### What you should do
Repeat the data below exactly, dropping any pictures it holds.

### Material
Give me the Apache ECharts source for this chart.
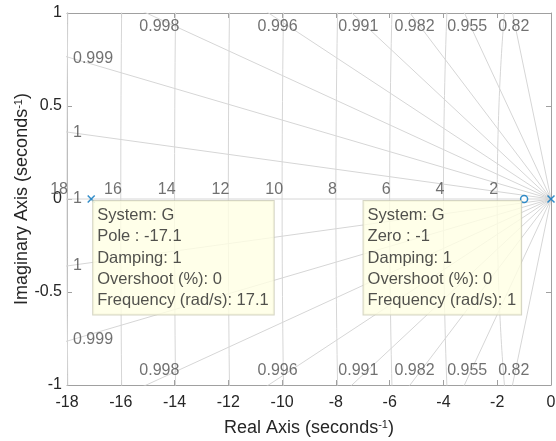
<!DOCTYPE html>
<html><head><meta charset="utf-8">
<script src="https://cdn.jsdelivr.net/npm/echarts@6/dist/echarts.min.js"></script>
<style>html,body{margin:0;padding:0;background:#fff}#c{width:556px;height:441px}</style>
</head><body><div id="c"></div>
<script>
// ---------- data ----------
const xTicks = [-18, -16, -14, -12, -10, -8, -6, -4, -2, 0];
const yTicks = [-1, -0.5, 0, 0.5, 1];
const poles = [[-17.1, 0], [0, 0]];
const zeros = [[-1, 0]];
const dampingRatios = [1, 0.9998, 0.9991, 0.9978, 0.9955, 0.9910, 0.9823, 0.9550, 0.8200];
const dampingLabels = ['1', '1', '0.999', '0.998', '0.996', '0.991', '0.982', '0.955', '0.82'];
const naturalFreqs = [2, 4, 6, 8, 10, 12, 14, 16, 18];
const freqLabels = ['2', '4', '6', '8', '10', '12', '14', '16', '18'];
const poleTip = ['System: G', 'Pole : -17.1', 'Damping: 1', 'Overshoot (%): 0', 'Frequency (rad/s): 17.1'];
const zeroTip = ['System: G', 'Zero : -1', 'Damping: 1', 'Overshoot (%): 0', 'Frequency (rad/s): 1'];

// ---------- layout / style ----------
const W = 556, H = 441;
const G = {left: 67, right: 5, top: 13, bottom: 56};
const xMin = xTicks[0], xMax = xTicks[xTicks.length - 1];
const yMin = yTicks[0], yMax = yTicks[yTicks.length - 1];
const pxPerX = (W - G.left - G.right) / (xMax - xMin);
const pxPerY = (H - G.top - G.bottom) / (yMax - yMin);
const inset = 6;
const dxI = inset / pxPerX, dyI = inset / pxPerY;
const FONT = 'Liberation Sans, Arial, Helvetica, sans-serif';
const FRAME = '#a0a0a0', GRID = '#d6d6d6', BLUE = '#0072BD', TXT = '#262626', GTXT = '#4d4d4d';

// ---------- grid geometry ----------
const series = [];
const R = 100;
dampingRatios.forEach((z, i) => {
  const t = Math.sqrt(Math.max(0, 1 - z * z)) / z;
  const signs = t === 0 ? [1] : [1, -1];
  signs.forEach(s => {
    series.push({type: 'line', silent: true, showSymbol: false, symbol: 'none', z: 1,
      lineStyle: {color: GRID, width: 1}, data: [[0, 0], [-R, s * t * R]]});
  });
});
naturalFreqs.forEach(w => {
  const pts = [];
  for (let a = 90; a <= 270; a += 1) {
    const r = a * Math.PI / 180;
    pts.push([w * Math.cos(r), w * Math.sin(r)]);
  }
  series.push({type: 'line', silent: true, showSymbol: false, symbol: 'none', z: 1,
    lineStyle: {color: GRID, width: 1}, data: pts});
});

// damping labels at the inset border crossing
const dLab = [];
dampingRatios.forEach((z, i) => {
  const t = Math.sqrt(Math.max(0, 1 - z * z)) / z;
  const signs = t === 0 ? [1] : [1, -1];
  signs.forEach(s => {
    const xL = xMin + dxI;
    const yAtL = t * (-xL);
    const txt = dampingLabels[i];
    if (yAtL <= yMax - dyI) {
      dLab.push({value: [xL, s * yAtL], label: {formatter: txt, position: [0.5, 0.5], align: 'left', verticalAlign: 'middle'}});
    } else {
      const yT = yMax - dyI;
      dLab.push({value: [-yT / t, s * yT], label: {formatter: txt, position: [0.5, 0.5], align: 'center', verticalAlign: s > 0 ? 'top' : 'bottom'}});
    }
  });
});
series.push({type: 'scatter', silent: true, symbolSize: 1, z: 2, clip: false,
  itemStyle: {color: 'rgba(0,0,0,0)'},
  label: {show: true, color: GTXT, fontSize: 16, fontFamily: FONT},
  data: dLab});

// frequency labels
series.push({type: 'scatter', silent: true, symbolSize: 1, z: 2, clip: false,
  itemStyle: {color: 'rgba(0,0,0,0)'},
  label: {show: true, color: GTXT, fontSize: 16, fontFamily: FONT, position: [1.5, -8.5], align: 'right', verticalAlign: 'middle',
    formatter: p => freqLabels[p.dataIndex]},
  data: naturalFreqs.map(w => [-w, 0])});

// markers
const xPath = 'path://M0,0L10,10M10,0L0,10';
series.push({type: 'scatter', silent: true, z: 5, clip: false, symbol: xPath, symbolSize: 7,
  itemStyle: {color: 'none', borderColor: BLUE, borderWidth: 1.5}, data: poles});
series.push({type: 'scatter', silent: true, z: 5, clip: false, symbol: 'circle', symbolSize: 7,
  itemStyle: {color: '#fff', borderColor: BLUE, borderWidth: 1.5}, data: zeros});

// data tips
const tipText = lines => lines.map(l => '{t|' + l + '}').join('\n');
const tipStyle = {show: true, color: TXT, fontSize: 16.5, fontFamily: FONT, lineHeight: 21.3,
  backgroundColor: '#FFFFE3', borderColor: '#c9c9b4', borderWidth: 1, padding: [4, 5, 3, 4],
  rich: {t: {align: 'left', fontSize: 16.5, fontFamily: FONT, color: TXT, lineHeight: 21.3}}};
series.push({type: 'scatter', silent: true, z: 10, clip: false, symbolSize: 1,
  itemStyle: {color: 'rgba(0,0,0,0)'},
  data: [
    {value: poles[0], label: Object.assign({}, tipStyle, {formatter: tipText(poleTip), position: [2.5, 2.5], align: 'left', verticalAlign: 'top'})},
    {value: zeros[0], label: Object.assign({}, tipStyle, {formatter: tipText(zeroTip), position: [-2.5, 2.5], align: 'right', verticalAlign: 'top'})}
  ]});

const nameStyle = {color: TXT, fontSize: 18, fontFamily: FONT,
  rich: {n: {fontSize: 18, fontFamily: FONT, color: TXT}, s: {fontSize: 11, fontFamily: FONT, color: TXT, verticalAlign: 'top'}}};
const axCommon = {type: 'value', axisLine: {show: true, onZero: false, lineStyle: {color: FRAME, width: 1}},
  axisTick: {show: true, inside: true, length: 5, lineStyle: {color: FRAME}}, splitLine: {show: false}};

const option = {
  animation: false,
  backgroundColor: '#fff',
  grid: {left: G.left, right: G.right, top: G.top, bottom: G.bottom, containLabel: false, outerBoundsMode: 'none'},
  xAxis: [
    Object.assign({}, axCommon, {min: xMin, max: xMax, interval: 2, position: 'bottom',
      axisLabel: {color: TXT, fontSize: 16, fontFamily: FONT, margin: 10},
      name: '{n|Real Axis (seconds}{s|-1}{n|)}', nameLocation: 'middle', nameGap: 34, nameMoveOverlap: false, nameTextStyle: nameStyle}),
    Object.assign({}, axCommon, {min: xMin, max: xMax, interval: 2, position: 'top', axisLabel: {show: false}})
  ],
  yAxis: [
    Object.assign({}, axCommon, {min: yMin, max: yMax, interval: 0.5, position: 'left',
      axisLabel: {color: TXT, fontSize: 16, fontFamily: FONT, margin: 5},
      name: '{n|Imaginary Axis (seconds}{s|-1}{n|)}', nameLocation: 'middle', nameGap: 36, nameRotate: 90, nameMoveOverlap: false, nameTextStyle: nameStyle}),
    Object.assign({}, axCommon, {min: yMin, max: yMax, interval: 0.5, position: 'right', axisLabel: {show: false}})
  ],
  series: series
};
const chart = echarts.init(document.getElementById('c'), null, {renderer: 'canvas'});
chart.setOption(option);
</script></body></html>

### Response to this exercise
Give me the Apache ECharts source for this chart.
<!DOCTYPE html>
<html><head><meta charset="utf-8">
<script src="https://cdn.jsdelivr.net/npm/echarts@6/dist/echarts.min.js"></script>
<style>html,body{margin:0;padding:0;background:#fff}#c{width:556px;height:441px}</style>
</head><body><div id="c"></div>
<script>
// ---------- data ----------
const xTicks = [-18, -16, -14, -12, -10, -8, -6, -4, -2, 0];
const yTicks = [-1, -0.5, 0, 0.5, 1];
const poles = [[-17.1, 0], [0, 0]];
const zeros = [[-1, 0]];
const dampingRatios = [1, 0.9998, 0.9991, 0.9978, 0.9955, 0.9910, 0.9823, 0.9550, 0.8200];
const dampingLabels = ['1', '1', '0.999', '0.998', '0.996', '0.991', '0.982', '0.955', '0.82'];
const naturalFreqs = [2, 4, 6, 8, 10, 12, 14, 16, 18];
const freqLabels = ['2', '4', '6', '8', '10', '12', '14', '16', '18'];
const poleTip = ['System: G', 'Pole : -17.1', 'Damping: 1', 'Overshoot (%): 0', 'Frequency (rad/s): 17.1'];
const zeroTip = ['System: G', 'Zero : -1', 'Damping: 1', 'Overshoot (%): 0', 'Frequency (rad/s): 1'];

// ---------- layout / style ----------
const W = 556, H = 441;
const G = {left: 67, right: 5, top: 13, bottom: 56};
const xMin = xTicks[0], xMax = xTicks[xTicks.length - 1];
const yMin = yTicks[0], yMax = yTicks[yTicks.length - 1];
const pxPerX = (W - G.left - G.right) / (xMax - xMin);
const pxPerY = (H - G.top - G.bottom) / (yMax - yMin);
const inset = 6;
const dxI = inset / pxPerX, dyI = inset / pxPerY;
const FONT = 'Liberation Sans, Arial, Helvetica, sans-serif';
const FRAME = '#a0a0a0', GRID = '#d6d6d6', BLUE = '#0072BD', TXT = '#262626', GTXT = '#4d4d4d';

// ---------- grid geometry ----------
const series = [];
const R = 100;
dampingRatios.forEach((z, i) => {
  const t = Math.sqrt(Math.max(0, 1 - z * z)) / z;
  const signs = t === 0 ? [1] : [1, -1];
  signs.forEach(s => {
    series.push({type: 'line', silent: true, showSymbol: false, symbol: 'none', z: 1,
      lineStyle: {color: GRID, width: 1}, data: [[0, 0], [-R, s * t * R]]});
  });
});
naturalFreqs.forEach(w => {
  const pts = [];
  for (let a = 90; a <= 270; a += 1) {
    const r = a * Math.PI / 180;
    pts.push([w * Math.cos(r), w * Math.sin(r)]);
  }
  series.push({type: 'line', silent: true, showSymbol: false, symbol: 'none', z: 1,
    lineStyle: {color: GRID, width: 1}, data: pts});
});

// damping labels at the inset border crossing
const dLab = [];
dampingRatios.forEach((z, i) => {
  const t = Math.sqrt(Math.max(0, 1 - z * z)) / z;
  const signs = t === 0 ? [1] : [1, -1];
  signs.forEach(s => {
    const xL = xMin + dxI;
    const yAtL = t * (-xL);
    const txt = dampingLabels[i];
    if (yAtL <= yMax - dyI) {
      dLab.push({value: [xL, s * yAtL], label: {formatter: txt, position: [0.5, 0.5], align: 'left', verticalAlign: 'middle'}});
    } else {
      const yT = yMax - dyI;
      dLab.push({value: [-yT / t, s * yT], label: {formatter: txt, position: [0.5, 0.5], align: 'center', verticalAlign: s > 0 ? 'top' : 'bottom'}});
    }
  });
});
series.push({type: 'scatter', silent: true, symbolSize: 1, z: 2, clip: false,
  itemStyle: {color: 'rgba(0,0,0,0)'},
  label: {show: true, color: GTXT, fontSize: 16, fontFamily: FONT},
  data: dLab});

// frequency labels
series.push({type: 'scatter', silent: true, symbolSize: 1, z: 2, clip: false,
  itemStyle: {color: 'rgba(0,0,0,0)'},
  label: {show: true, color: GTXT, fontSize: 16, fontFamily: FONT, position: [1.5, -8.5], align: 'right', verticalAlign: 'middle',
    formatter: p => freqLabels[p.dataIndex]},
  data: naturalFreqs.map(w => [-w, 0])});

// markers
const xPath = 'path://M0,0L10,10M10,0L0,10';
series.push({type: 'scatter', silent: true, z: 5, clip: false, symbol: xPath, symbolSize: 7,
  itemStyle: {color: 'none', borderColor: BLUE, borderWidth: 1.5}, data: poles});
series.push({type: 'scatter', silent: true, z: 5, clip: false, symbol: 'circle', symbolSize: 7,
  itemStyle: {color: '#fff', borderColor: BLUE, borderWidth: 1.5}, data: zeros});

// data tips
const tipText = lines => lines.map(l => '{t|' + l + '}').join('\n');
const tipStyle = {show: true, color: TXT, fontSize: 16.5, fontFamily: FONT, lineHeight: 21.3,
  backgroundColor: '#FFFFE3', borderColor: '#c9c9b4', borderWidth: 1, padding: [4, 5, 3, 4],
  rich: {t: {align: 'left', fontSize: 16.5, fontFamily: FONT, color: TXT, lineHeight: 21.3}}};
series.push({type: 'scatter', silent: true, z: 10, clip: false, symbolSize: 1,
  itemStyle: {color: 'rgba(0,0,0,0)'},
  data: [
    {value: poles[0], label: Object.assign({}, tipStyle, {formatter: tipText(poleTip), position: [2.5, 2.5], align: 'left', verticalAlign: 'top'})},
    {value: zeros[0], label: Object.assign({}, tipStyle, {formatter: tipText(zeroTip), position: [-2.5, 2.5], align: 'right', verticalAlign: 'top'})}
  ]});

const nameStyle = {color: TXT, fontSize: 18, fontFamily: FONT,
  rich: {n: {fontSize: 18, fontFamily: FONT, color: TXT}, s: {fontSize: 11, fontFamily: FONT, color: TXT, verticalAlign: 'top'}}};
const axCommon = {type: 'value', axisLine: {show: true, onZero: false, lineStyle: {color: FRAME, width: 1}},
  axisTick: {show: true, inside: true, length: 5, lineStyle: {color: FRAME}}, splitLine: {show: false}};

const option = {
  animation: false,
  backgroundColor: '#fff',
  grid: {left: G.left, right: G.right, top: G.top, bottom: G.bottom, containLabel: false, outerBoundsMode: 'none'},
  xAxis: [
    Object.assign({}, axCommon, {min: xMin, max: xMax, interval: 2, position: 'bottom',
      axisLabel: {color: TXT, fontSize: 16, fontFamily: FONT, margin: 10},
      name: '{n|Real Axis (seconds}{s|-1}{n|)}', nameLocation: 'middle', nameGap: 34, nameMoveOverlap: false, nameTextStyle: nameStyle}),
    Object.assign({}, axCommon, {min: xMin, max: xMax, interval: 2, position: 'top', axisLabel: {show: false}})
  ],
  yAxis: [
    Object.assign({}, axCommon, {min: yMin, max: yMax, interval: 0.5, position: 'left',
      axisLabel: {color: TXT, fontSize: 16, fontFamily: FONT, margin: 5},
      name: '{n|Imaginary Axis (seconds}{s|-1}{n|)}', nameLocation: 'middle', nameGap: 36, nameRotate: 90, nameMoveOverlap: false, nameTextStyle: nameStyle}),
    Object.assign({}, axCommon, {min: yMin, max: yMax, interval: 0.5, position: 'right', axisLabel: {show: false}})
  ],
  series: series
};
const chart = echarts.init(document.getElementById('c'), null, {renderer: 'canvas'});
chart.setOption(option);
</script></body></html>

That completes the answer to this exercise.